The video opens with T-Pain and Kanye in a men's restroom, suggesting Auto-Tune abuse. T-Pain exits to find a middle aged Asian man in a business suit performing his hit "Can't Believe It" on a karaoke stage. A frustrated T-Pain bum rushes the performance to salvage his song as his animated hype man DJ Khaled verbally assaults the audience of mainly elderly, seemingly out of place white people.

There is obviously genuine beef behind T-Pain's profanity filled accusations. But this may be the first hip-hop diss so funny (in video at least) that the attacks on other nameless rappers get lost in the humor.

Though I am a big T-Pain fan, I question his owning of the Auto-Tune/Vocoder/Talk Box sound in R&B and hip-hop music. For me, it was Roger Troutman who popularized the sound with his '80s hits with Zapp, "More Bounce To The Ounce" and "Computer Love."

But T-Pain does give the late Troutman and Teddy Riley a shout-out in the song.

Ironically, T-Pain is often knocked because he sings with the enhanced effects for which he is boasting. But why would he not enhance his vocals? He's not a true singer. Did you see him on the Hip Hop Honors Awards when he tried performing Keith's Sweat's "I Want Her" without the Auto-Tune? I am sure for a moment Teddy Riley, who produced the song, wasn't sure if he was being honored or roasted? It was that bad.
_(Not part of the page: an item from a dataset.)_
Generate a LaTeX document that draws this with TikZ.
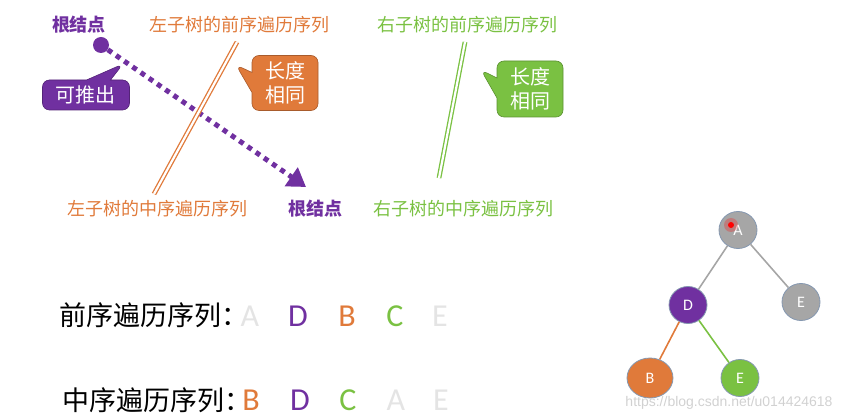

You can't argue, however, T-Pain's success. He has more mainstream hip-hop tracks on the charts than any other producer. And while some of you will argue with me, aside from his synthesized vocals, T-Pain does not have a signature production sound like Timbaland, the Neptunes or Dr. Dre, and that has helped him avoid over saturation. Before you try to call me out, you have to admit that his song "Can't Believe It," Chris Brown's "Kiss Kiss," and Flo Rida's "Low," sound nothing alike, and T-Pain produced or or-produced them all.